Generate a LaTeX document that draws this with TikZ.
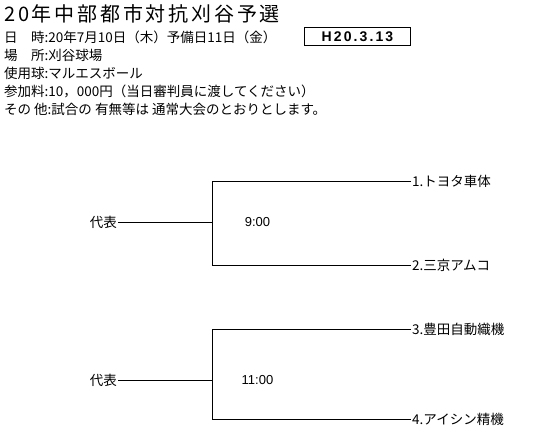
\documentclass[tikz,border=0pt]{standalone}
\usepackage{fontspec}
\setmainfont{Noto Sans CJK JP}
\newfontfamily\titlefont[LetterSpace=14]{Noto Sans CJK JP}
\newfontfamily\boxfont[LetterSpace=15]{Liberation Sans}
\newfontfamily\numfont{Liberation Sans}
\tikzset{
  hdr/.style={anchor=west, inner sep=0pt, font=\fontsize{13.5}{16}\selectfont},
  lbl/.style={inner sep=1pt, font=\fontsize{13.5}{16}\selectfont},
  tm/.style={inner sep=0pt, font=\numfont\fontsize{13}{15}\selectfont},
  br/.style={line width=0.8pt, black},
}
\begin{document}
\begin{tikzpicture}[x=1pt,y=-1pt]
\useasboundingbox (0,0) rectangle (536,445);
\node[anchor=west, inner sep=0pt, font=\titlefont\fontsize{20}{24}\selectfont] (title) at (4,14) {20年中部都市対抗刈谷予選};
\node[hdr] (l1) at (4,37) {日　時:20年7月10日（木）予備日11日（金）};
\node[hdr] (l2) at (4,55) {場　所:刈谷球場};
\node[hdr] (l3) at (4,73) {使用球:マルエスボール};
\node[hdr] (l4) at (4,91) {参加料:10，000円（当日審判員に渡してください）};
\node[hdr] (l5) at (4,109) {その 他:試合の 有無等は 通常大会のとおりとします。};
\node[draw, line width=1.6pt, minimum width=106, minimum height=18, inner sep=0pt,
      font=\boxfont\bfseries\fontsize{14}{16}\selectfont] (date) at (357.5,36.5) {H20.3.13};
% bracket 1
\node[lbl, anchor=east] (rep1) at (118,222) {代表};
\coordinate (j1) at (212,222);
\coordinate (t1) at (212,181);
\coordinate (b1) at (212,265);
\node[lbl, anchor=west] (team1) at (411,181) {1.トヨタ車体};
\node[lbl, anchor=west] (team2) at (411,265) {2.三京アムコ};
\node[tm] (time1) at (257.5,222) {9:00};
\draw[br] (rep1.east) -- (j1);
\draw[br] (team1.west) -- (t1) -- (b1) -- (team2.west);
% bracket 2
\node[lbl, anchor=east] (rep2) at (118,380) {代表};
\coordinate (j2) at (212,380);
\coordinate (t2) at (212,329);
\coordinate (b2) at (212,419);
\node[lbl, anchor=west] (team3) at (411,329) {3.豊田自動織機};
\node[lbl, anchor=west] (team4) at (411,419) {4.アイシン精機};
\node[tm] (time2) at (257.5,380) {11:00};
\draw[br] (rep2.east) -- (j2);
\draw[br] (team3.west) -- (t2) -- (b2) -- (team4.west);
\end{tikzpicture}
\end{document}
====================
(TASK BRIEF): Print the complete listing exactly, apart from any pictures.

(SOLUTION TO THIS EXERCISE):
Generate a LaTeX document that draws this with TikZ.
\documentclass[tikz,border=0pt]{standalone}
\usepackage{fontspec}
\setmainfont{Noto Sans CJK JP}
\newfontfamily\titlefont[LetterSpace=14]{Noto Sans CJK JP}
\newfontfamily\boxfont[LetterSpace=15]{Liberation Sans}
\newfontfamily\numfont{Liberation Sans}
\tikzset{
  hdr/.style={anchor=west, inner sep=0pt, font=\fontsize{13.5}{16}\selectfont},
  lbl/.style={inner sep=1pt, font=\fontsize{13.5}{16}\selectfont},
  tm/.style={inner sep=0pt, font=\numfont\fontsize{13}{15}\selectfont},
  br/.style={line width=0.8pt, black},
}
\begin{document}
\begin{tikzpicture}[x=1pt,y=-1pt]
\useasboundingbox (0,0) rectangle (536,445);
\node[anchor=west, inner sep=0pt, font=\titlefont\fontsize{20}{24}\selectfont] (title) at (4,14) {20年中部都市対抗刈谷予選};
\node[hdr] (l1) at (4,37) {日　時:20年7月10日（木）予備日11日（金）};
\node[hdr] (l2) at (4,55) {場　所:刈谷球場};
\node[hdr] (l3) at (4,73) {使用球:マルエスボール};
\node[hdr] (l4) at (4,91) {参加料:10，000円（当日審判員に渡してください）};
\node[hdr] (l5) at (4,109) {その 他:試合の 有無等は 通常大会のとおりとします。};
\node[draw, line width=1.6pt, minimum width=106, minimum height=18, inner sep=0pt,
      font=\boxfont\bfseries\fontsize{14}{16}\selectfont] (date) at (357.5,36.5) {H20.3.13};
% bracket 1
\node[lbl, anchor=east] (rep1) at (118,222) {代表};
\coordinate (j1) at (212,222);
\coordinate (t1) at (212,181);
\coordinate (b1) at (212,265);
\node[lbl, anchor=west] (team1) at (411,181) {1.トヨタ車体};
\node[lbl, anchor=west] (team2) at (411,265) {2.三京アムコ};
\node[tm] (time1) at (257.5,222) {9:00};
\draw[br] (rep1.east) -- (j1);
\draw[br] (team1.west) -- (t1) -- (b1) -- (team2.west);
% bracket 2
\node[lbl, anchor=east] (rep2) at (118,380) {代表};
\coordinate (j2) at (212,380);
\coordinate (t2) at (212,329);
\coordinate (b2) at (212,419);
\node[lbl, anchor=west] (team3) at (411,329) {3.豊田自動織機};
\node[lbl, anchor=west] (team4) at (411,419) {4.アイシン精機};
\node[tm] (time2) at (257.5,380) {11:00};
\draw[br] (rep2.east) -- (j2);
\draw[br] (team3.west) -- (t2) -- (b2) -- (team4.west);
\end{tikzpicture}
\end{document}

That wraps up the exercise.